→ The input:

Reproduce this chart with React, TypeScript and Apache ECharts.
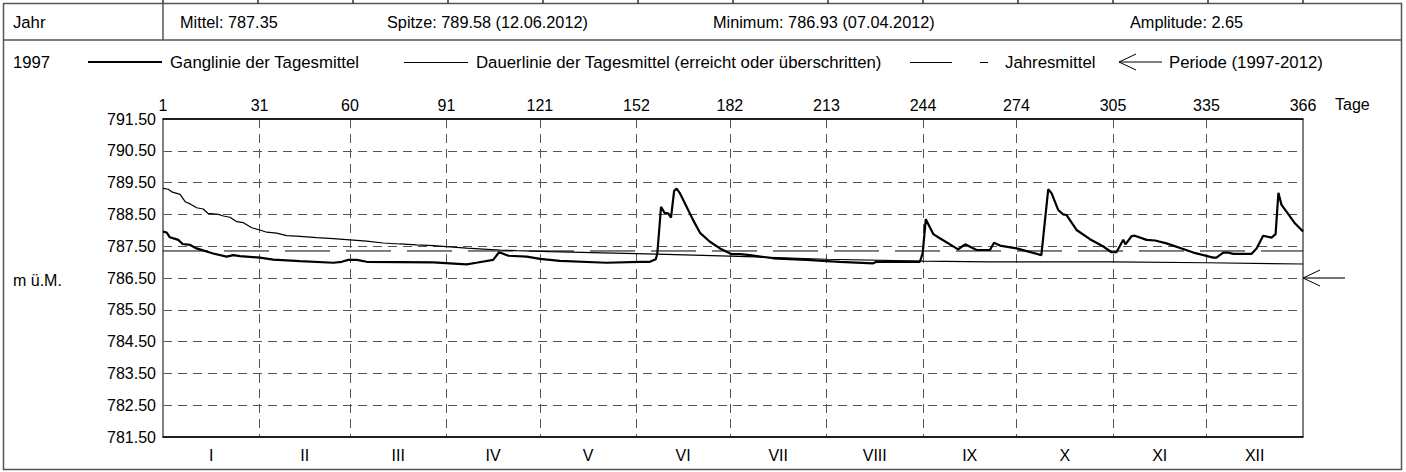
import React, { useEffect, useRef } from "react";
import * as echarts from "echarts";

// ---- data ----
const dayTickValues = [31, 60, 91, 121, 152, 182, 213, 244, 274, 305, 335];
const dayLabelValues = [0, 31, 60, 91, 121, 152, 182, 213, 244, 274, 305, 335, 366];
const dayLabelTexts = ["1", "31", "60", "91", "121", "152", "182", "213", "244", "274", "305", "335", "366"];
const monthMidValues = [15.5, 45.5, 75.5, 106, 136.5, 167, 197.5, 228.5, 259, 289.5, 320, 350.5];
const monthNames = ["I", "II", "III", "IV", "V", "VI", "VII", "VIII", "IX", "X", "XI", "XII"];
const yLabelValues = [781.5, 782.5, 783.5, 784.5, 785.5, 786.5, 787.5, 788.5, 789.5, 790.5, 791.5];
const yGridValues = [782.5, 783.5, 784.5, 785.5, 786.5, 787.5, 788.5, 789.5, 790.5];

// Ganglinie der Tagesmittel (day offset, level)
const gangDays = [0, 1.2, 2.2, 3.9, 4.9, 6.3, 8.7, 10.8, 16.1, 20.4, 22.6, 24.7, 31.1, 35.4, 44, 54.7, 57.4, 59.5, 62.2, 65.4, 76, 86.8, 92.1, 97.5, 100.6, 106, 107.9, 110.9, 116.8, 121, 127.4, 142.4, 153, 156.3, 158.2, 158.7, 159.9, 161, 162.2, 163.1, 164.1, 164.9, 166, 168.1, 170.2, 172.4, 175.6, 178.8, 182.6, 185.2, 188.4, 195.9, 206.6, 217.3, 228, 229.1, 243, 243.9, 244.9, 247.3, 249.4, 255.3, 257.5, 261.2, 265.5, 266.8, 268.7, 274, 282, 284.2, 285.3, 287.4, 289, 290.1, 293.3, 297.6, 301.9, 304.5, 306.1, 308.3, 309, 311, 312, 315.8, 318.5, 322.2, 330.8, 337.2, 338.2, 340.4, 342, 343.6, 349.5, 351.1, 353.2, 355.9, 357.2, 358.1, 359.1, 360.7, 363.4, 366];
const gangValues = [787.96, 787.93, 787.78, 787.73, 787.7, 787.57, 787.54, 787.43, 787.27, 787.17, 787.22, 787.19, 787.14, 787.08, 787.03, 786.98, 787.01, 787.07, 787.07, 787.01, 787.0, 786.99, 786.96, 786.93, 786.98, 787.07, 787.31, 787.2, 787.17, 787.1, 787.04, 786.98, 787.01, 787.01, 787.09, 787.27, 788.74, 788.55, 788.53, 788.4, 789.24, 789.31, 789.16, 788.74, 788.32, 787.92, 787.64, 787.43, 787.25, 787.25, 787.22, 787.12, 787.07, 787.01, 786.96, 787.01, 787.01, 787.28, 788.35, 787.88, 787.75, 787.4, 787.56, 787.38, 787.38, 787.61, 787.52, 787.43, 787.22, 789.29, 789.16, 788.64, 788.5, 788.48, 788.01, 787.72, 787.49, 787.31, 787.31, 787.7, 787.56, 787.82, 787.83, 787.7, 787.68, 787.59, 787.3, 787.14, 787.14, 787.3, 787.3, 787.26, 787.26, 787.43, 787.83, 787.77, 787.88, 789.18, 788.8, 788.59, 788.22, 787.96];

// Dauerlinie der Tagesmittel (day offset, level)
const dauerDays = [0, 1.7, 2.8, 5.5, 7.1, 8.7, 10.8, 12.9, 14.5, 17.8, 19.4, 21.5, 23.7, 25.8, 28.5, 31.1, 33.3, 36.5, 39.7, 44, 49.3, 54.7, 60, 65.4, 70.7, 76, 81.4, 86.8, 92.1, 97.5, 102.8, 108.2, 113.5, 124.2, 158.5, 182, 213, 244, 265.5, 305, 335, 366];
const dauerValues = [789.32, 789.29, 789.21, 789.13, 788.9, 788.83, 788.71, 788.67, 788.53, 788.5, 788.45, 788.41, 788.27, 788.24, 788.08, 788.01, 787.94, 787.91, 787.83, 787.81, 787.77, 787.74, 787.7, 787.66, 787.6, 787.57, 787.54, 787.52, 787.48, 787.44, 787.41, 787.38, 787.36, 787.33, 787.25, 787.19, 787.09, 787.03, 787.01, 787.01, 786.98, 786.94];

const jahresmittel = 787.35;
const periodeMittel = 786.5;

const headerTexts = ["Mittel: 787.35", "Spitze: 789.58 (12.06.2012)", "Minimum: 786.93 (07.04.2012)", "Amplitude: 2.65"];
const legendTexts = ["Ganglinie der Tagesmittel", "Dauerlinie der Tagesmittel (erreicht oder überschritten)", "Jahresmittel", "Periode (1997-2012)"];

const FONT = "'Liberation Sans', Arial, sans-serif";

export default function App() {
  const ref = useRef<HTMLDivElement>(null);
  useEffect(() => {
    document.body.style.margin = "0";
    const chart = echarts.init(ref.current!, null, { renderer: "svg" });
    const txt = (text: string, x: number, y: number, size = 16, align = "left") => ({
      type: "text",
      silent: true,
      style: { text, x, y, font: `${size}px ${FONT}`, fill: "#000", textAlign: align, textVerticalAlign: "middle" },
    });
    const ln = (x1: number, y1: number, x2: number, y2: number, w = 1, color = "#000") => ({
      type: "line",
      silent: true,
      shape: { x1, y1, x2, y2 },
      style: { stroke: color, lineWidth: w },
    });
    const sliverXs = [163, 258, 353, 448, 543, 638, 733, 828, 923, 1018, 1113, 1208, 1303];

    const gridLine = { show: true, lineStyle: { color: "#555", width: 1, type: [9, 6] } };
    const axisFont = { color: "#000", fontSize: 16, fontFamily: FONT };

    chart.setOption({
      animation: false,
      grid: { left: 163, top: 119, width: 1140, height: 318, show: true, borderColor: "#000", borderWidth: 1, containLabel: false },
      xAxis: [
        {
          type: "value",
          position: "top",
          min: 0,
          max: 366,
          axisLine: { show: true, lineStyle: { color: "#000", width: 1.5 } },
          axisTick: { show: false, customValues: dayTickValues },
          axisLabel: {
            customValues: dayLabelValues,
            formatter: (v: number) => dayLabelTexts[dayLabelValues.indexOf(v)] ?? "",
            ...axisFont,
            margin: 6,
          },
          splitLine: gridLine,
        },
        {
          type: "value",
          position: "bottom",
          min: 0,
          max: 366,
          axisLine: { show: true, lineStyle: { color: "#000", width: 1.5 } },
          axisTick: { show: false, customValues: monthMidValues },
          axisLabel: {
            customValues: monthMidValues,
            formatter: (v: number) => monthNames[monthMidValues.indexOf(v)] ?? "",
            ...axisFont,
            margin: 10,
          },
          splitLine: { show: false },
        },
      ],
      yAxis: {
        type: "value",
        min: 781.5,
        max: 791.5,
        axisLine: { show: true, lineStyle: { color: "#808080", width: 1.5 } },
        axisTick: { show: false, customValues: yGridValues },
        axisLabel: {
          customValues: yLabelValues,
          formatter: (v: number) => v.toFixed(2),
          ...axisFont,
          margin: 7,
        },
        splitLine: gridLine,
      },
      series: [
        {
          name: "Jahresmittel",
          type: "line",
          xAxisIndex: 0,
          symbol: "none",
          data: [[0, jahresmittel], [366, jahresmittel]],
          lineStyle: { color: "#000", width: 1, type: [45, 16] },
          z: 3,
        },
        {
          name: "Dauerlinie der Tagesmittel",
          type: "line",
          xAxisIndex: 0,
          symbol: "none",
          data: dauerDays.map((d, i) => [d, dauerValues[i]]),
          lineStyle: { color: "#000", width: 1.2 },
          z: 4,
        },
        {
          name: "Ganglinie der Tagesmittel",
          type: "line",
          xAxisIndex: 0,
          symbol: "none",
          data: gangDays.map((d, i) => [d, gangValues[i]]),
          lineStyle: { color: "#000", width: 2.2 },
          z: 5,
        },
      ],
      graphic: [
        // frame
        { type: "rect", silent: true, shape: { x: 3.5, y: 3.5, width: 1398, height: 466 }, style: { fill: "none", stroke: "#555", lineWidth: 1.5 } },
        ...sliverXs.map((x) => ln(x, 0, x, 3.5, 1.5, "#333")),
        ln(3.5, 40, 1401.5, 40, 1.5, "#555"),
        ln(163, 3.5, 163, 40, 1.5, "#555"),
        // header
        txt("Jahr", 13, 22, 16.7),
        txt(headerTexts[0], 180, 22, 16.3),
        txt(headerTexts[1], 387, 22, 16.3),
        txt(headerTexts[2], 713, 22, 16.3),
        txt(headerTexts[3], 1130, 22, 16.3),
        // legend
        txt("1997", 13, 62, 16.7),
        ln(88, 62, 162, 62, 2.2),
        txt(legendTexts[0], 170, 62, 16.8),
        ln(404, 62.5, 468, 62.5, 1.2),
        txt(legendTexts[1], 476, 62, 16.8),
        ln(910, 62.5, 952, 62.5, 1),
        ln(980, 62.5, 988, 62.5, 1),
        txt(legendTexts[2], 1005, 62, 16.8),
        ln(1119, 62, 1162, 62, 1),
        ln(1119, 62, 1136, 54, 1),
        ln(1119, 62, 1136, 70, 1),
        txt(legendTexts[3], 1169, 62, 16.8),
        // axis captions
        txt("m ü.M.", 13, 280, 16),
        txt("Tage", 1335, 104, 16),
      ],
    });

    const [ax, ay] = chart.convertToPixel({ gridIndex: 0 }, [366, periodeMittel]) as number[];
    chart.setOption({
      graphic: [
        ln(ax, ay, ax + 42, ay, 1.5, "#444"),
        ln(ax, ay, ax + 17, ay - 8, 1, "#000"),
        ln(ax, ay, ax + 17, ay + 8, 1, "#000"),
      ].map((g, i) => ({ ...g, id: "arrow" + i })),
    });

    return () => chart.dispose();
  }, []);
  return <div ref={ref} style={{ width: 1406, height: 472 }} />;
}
* * *
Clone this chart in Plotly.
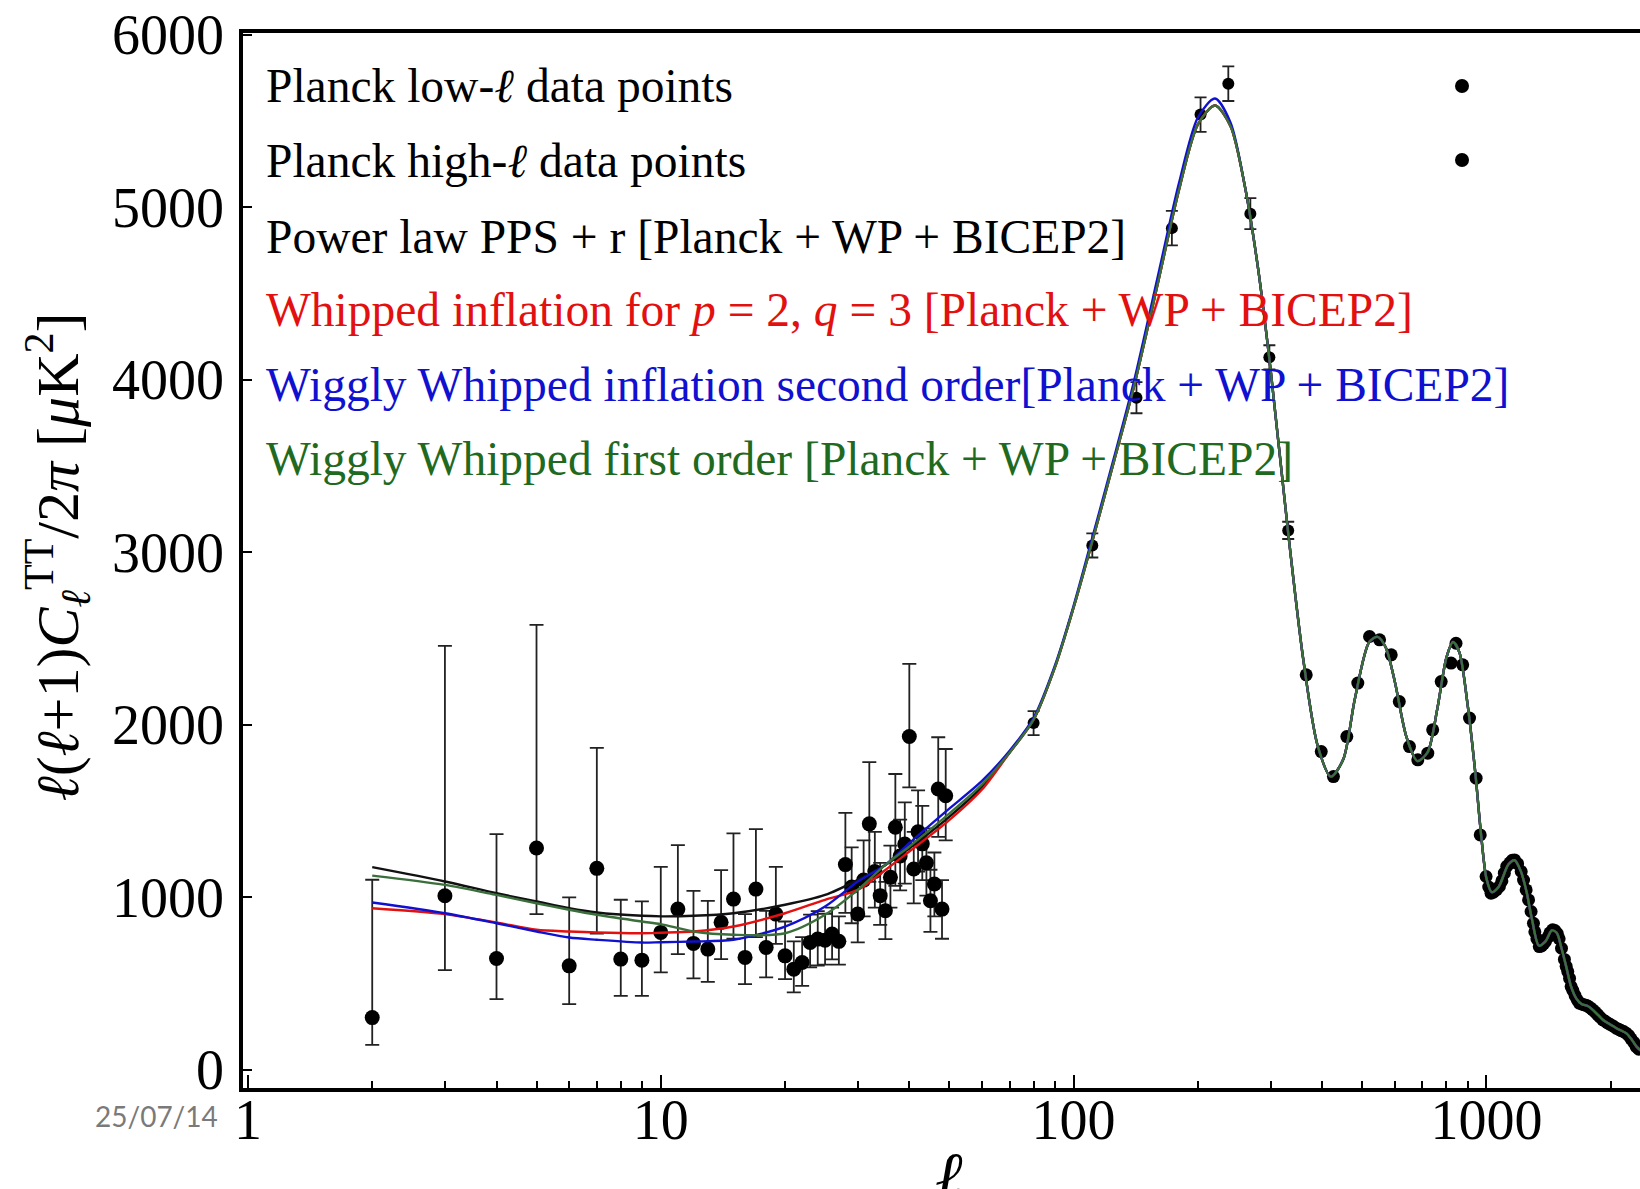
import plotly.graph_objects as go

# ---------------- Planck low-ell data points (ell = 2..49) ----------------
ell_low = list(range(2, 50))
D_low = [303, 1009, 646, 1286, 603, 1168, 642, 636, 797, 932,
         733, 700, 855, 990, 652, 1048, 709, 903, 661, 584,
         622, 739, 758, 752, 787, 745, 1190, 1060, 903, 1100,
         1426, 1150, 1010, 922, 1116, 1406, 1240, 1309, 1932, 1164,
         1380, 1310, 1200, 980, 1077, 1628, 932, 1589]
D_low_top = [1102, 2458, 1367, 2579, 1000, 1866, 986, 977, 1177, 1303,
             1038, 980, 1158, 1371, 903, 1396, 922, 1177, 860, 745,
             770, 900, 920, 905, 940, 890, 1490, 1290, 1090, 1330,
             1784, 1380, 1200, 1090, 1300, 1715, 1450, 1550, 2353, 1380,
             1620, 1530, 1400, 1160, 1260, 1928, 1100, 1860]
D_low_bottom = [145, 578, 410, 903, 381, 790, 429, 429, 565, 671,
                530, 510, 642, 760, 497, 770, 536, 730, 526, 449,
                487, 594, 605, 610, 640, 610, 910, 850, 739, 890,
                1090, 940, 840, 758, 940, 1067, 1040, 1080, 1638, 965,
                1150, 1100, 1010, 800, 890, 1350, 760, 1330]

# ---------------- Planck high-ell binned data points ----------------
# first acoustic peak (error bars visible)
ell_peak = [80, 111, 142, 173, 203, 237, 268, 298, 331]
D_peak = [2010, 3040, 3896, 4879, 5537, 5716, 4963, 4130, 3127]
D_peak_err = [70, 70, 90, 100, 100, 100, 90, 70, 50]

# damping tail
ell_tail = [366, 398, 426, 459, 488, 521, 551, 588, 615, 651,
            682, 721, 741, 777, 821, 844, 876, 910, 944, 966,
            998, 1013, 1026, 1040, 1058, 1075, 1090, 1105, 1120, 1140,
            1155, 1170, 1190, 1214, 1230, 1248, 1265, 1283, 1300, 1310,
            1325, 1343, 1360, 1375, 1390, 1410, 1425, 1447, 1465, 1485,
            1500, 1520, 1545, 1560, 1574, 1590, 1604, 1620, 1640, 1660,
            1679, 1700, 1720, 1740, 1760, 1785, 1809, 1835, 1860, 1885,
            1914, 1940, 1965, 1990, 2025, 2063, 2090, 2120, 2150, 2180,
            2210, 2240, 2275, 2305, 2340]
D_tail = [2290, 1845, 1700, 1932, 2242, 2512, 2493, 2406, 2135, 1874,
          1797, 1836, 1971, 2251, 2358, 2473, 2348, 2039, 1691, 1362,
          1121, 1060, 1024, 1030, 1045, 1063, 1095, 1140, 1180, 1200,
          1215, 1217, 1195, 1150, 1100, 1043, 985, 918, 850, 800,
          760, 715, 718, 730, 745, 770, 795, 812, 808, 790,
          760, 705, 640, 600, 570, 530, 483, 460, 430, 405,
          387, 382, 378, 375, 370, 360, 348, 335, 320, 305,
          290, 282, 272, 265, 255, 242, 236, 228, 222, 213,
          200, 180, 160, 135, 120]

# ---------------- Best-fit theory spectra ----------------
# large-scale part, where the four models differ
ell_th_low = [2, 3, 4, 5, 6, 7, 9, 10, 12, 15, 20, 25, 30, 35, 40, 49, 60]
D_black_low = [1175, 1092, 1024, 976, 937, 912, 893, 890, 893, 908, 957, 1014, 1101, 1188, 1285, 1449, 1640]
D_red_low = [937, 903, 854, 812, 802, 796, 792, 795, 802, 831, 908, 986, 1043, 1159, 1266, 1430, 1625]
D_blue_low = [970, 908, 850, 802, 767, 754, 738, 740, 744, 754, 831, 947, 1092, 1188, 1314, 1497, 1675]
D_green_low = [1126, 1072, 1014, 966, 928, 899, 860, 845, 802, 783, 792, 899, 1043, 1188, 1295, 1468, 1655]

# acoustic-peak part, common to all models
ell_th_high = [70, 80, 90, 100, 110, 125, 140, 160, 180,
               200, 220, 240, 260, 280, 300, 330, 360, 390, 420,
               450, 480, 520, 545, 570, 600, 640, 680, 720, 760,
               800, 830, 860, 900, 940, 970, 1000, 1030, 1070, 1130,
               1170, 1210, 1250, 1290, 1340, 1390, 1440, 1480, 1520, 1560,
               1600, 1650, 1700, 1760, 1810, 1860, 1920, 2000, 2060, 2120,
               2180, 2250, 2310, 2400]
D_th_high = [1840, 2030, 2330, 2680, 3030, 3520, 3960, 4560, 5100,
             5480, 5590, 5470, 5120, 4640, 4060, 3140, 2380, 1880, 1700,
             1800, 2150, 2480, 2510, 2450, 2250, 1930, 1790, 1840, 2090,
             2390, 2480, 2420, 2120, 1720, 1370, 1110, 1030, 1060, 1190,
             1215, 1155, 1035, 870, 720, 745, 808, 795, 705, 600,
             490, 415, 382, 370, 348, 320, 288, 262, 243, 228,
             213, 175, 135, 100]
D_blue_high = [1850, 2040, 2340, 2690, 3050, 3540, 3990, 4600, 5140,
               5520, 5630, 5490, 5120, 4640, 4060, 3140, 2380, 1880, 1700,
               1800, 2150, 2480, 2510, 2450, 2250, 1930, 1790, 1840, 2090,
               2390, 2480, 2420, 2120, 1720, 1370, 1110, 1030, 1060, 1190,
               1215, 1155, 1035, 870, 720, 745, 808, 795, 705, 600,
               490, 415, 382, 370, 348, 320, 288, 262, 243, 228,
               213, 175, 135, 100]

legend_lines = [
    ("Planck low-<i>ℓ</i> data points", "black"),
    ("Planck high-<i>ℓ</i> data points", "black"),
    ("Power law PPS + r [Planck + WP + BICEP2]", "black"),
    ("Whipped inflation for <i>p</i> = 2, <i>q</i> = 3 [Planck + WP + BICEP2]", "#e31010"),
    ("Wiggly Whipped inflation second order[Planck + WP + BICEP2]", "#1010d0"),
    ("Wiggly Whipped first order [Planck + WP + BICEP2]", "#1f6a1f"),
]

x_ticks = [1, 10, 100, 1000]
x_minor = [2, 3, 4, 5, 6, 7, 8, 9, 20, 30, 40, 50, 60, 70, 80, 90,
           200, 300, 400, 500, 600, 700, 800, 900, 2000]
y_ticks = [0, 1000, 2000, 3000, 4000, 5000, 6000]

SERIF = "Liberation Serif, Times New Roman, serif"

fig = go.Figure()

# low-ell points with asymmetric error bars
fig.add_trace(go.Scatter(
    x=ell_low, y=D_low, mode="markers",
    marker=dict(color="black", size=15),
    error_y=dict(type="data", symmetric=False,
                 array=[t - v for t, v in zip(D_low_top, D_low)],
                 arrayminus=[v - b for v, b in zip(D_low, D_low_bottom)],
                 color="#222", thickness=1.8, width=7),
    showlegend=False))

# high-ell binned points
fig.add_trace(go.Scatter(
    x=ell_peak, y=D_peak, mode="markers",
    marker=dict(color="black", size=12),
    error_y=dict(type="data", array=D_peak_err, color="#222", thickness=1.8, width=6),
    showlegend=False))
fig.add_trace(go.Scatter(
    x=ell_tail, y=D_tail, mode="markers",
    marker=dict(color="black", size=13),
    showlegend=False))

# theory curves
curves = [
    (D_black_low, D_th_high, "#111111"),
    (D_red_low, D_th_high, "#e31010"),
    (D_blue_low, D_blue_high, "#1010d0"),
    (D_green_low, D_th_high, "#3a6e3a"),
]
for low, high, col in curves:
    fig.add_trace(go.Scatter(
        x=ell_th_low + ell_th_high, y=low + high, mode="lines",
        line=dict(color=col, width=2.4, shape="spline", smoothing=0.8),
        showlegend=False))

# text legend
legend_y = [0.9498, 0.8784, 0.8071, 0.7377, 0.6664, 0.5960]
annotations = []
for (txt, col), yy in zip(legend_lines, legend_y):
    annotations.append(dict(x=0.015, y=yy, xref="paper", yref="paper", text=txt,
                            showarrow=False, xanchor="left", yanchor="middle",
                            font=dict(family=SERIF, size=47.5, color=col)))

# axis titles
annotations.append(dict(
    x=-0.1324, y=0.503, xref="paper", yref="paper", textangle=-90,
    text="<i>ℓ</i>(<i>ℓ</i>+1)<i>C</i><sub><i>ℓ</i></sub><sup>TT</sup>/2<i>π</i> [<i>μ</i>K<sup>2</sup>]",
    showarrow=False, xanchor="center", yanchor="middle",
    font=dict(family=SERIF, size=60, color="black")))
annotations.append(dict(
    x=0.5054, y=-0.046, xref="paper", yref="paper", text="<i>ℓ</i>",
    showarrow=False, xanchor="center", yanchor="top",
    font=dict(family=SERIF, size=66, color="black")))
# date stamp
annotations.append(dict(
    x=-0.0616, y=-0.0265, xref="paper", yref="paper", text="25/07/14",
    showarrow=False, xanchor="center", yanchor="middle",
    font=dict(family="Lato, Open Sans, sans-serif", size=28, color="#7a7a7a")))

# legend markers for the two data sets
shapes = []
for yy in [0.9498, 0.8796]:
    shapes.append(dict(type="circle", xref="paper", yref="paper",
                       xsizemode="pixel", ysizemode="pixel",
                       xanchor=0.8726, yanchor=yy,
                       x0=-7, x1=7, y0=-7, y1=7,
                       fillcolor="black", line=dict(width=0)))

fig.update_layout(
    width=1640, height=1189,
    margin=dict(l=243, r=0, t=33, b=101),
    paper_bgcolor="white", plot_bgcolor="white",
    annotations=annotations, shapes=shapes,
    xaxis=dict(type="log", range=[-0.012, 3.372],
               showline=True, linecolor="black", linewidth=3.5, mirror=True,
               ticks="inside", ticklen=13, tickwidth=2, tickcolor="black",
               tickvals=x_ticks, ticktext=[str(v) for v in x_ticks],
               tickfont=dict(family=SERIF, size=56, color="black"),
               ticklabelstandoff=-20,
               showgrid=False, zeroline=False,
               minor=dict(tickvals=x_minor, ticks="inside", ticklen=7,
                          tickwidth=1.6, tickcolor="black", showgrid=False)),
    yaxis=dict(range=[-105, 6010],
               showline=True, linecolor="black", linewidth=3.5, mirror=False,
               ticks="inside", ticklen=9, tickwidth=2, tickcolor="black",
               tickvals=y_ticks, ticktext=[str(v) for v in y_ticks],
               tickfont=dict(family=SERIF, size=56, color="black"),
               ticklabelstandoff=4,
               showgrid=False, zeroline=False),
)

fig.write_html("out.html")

→ Task description: Repeat, with no pictures, exactly the lines from the one containing "Clone this chart in Plotly." through the one containing "D_peak_err = [70, 70, 90, 100, 100, 100, 90, 70, 50]", the first and last included.

→ The answer:
Clone this chart in Plotly.
import plotly.graph_objects as go

# ---------------- Planck low-ell data points (ell = 2..49) ----------------
ell_low = list(range(2, 50))
D_low = [303, 1009, 646, 1286, 603, 1168, 642, 636, 797, 932,
         733, 700, 855, 990, 652, 1048, 709, 903, 661, 584,
         622, 739, 758, 752, 787, 745, 1190, 1060, 903, 1100,
         1426, 1150, 1010, 922, 1116, 1406, 1240, 1309, 1932, 1164,
         1380, 1310, 1200, 980, 1077, 1628, 932, 1589]
D_low_top = [1102, 2458, 1367, 2579, 1000, 1866, 986, 977, 1177, 1303,
             1038, 980, 1158, 1371, 903, 1396, 922, 1177, 860, 745,
             770, 900, 920, 905, 940, 890, 1490, 1290, 1090, 1330,
             1784, 1380, 1200, 1090, 1300, 1715, 1450, 1550, 2353, 1380,
             1620, 1530, 1400, 1160, 1260, 1928, 1100, 1860]
D_low_bottom = [145, 578, 410, 903, 381, 790, 429, 429, 565, 671,
                530, 510, 642, 760, 497, 770, 536, 730, 526, 449,
                487, 594, 605, 610, 640, 610, 910, 850, 739, 890,
                1090, 940, 840, 758, 940, 1067, 1040, 1080, 1638, 965,
                1150, 1100, 1010, 800, 890, 1350, 760, 1330]

# ---------------- Planck high-ell binned data points ----------------
# first acoustic peak (error bars visible)
ell_peak = [80, 111, 142, 173, 203, 237, 268, 298, 331]
D_peak = [2010, 3040, 3896, 4879, 5537, 5716, 4963, 4130, 3127]
D_peak_err = [70, 70, 90, 100, 100, 100, 90, 70, 50]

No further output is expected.